*DATA LINES*:
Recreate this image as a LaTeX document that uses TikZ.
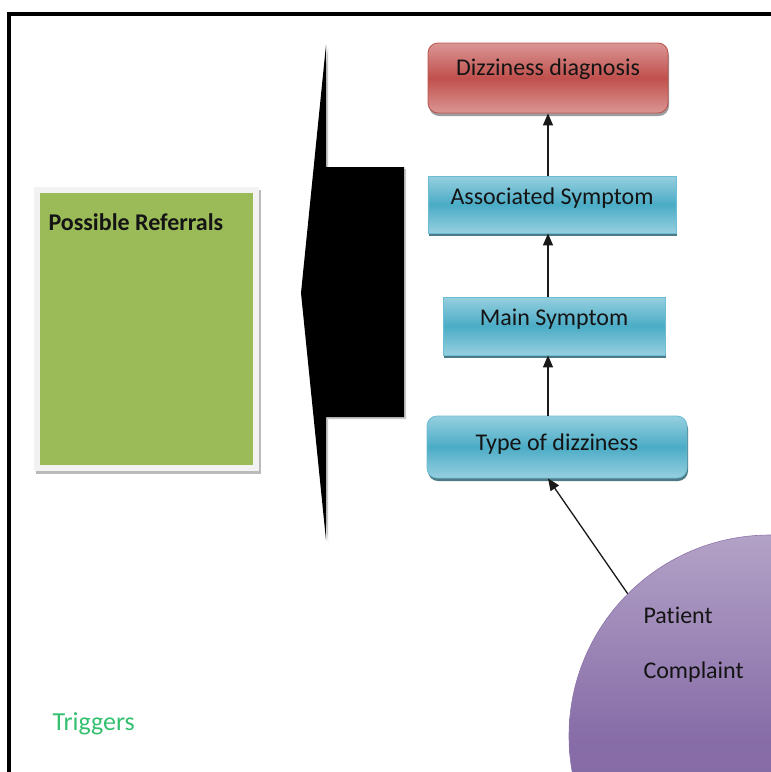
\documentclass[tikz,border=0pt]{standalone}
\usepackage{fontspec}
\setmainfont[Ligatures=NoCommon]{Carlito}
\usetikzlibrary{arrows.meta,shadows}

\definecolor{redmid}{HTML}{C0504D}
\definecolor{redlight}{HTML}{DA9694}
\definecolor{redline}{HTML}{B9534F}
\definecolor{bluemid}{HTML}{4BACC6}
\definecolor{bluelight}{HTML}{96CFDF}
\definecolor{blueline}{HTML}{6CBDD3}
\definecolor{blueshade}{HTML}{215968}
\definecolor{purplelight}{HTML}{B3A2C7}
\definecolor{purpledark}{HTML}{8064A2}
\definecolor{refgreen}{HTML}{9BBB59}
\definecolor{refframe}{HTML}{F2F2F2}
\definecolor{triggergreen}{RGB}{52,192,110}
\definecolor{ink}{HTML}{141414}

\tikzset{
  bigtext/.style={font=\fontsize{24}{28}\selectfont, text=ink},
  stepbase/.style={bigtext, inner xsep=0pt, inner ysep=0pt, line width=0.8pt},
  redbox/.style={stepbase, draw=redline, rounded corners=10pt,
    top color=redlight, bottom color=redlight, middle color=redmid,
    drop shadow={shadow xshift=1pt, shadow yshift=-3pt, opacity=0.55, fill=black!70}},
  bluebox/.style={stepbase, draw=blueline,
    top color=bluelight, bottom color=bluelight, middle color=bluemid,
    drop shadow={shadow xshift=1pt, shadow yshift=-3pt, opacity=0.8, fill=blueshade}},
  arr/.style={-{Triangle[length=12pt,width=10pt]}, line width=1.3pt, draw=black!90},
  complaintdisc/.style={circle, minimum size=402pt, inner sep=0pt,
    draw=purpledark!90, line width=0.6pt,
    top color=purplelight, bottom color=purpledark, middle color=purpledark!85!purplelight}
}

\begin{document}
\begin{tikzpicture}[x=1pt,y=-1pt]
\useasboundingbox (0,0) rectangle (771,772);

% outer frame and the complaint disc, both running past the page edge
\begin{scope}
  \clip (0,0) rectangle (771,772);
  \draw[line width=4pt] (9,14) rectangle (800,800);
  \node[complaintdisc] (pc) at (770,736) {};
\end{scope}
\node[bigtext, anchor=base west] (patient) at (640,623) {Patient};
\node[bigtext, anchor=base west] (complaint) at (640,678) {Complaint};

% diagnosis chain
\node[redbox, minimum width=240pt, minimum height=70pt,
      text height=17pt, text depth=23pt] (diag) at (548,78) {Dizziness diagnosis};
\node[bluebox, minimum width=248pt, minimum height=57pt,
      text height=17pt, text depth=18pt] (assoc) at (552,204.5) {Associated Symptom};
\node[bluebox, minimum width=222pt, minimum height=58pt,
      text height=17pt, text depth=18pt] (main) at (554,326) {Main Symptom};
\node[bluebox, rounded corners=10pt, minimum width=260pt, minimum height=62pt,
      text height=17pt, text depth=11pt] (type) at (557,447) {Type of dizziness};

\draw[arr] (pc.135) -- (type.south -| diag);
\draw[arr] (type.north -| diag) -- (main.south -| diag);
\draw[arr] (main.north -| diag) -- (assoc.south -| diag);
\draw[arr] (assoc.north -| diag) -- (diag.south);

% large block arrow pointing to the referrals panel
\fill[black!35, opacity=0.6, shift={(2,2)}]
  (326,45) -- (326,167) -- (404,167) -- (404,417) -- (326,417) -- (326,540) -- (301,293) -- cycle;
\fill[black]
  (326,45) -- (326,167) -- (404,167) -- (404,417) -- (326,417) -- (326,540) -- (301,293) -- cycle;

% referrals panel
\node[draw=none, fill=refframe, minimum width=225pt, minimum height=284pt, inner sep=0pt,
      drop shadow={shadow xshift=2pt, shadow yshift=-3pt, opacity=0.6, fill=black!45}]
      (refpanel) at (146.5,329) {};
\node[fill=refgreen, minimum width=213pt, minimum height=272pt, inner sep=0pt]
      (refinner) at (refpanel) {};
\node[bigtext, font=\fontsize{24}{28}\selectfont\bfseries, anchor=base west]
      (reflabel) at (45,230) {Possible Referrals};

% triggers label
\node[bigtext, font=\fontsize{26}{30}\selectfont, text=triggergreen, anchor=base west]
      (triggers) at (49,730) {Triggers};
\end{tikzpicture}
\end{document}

*SHORT EXERCISE*:
Do not copy the pictures, but repeat every line exactly.

*FINISHED ANSWER*:
Recreate this image as a LaTeX document that uses TikZ.
\documentclass[tikz,border=0pt]{standalone}
\usepackage{fontspec}
\setmainfont[Ligatures=NoCommon]{Carlito}
\usetikzlibrary{arrows.meta,shadows}

\definecolor{redmid}{HTML}{C0504D}
\definecolor{redlight}{HTML}{DA9694}
\definecolor{redline}{HTML}{B9534F}
\definecolor{bluemid}{HTML}{4BACC6}
\definecolor{bluelight}{HTML}{96CFDF}
\definecolor{blueline}{HTML}{6CBDD3}
\definecolor{blueshade}{HTML}{215968}
\definecolor{purplelight}{HTML}{B3A2C7}
\definecolor{purpledark}{HTML}{8064A2}
\definecolor{refgreen}{HTML}{9BBB59}
\definecolor{refframe}{HTML}{F2F2F2}
\definecolor{triggergreen}{RGB}{52,192,110}
\definecolor{ink}{HTML}{141414}

\tikzset{
  bigtext/.style={font=\fontsize{24}{28}\selectfont, text=ink},
  stepbase/.style={bigtext, inner xsep=0pt, inner ysep=0pt, line width=0.8pt},
  redbox/.style={stepbase, draw=redline, rounded corners=10pt,
    top color=redlight, bottom color=redlight, middle color=redmid,
    drop shadow={shadow xshift=1pt, shadow yshift=-3pt, opacity=0.55, fill=black!70}},
  bluebox/.style={stepbase, draw=blueline,
    top color=bluelight, bottom color=bluelight, middle color=bluemid,
    drop shadow={shadow xshift=1pt, shadow yshift=-3pt, opacity=0.8, fill=blueshade}},
  arr/.style={-{Triangle[length=12pt,width=10pt]}, line width=1.3pt, draw=black!90},
  complaintdisc/.style={circle, minimum size=402pt, inner sep=0pt,
    draw=purpledark!90, line width=0.6pt,
    top color=purplelight, bottom color=purpledark, middle color=purpledark!85!purplelight}
}

\begin{document}
\begin{tikzpicture}[x=1pt,y=-1pt]
\useasboundingbox (0,0) rectangle (771,772);

% outer frame and the complaint disc, both running past the page edge
\begin{scope}
  \clip (0,0) rectangle (771,772);
  \draw[line width=4pt] (9,14) rectangle (800,800);
  \node[complaintdisc] (pc) at (770,736) {};
\end{scope}
\node[bigtext, anchor=base west] (patient) at (640,623) {Patient};
\node[bigtext, anchor=base west] (complaint) at (640,678) {Complaint};

% diagnosis chain
\node[redbox, minimum width=240pt, minimum height=70pt,
      text height=17pt, text depth=23pt] (diag) at (548,78) {Dizziness diagnosis};
\node[bluebox, minimum width=248pt, minimum height=57pt,
      text height=17pt, text depth=18pt] (assoc) at (552,204.5) {Associated Symptom};
\node[bluebox, minimum width=222pt, minimum height=58pt,
      text height=17pt, text depth=18pt] (main) at (554,326) {Main Symptom};
\node[bluebox, rounded corners=10pt, minimum width=260pt, minimum height=62pt,
      text height=17pt, text depth=11pt] (type) at (557,447) {Type of dizziness};

\draw[arr] (pc.135) -- (type.south -| diag);
\draw[arr] (type.north -| diag) -- (main.south -| diag);
\draw[arr] (main.north -| diag) -- (assoc.south -| diag);
\draw[arr] (assoc.north -| diag) -- (diag.south);

% large block arrow pointing to the referrals panel
\fill[black!35, opacity=0.6, shift={(2,2)}]
  (326,45) -- (326,167) -- (404,167) -- (404,417) -- (326,417) -- (326,540) -- (301,293) -- cycle;
\fill[black]
  (326,45) -- (326,167) -- (404,167) -- (404,417) -- (326,417) -- (326,540) -- (301,293) -- cycle;

% referrals panel
\node[draw=none, fill=refframe, minimum width=225pt, minimum height=284pt, inner sep=0pt,
      drop shadow={shadow xshift=2pt, shadow yshift=-3pt, opacity=0.6, fill=black!45}]
      (refpanel) at (146.5,329) {};
\node[fill=refgreen, minimum width=213pt, minimum height=272pt, inner sep=0pt]
      (refinner) at (refpanel) {};
\node[bigtext, font=\fontsize{24}{28}\selectfont\bfseries, anchor=base west]
      (reflabel) at (45,230) {Possible Referrals};

% triggers label
\node[bigtext, font=\fontsize{26}{30}\selectfont, text=triggergreen, anchor=base west]
      (triggers) at (49,730) {Triggers};
\end{tikzpicture}
\end{document}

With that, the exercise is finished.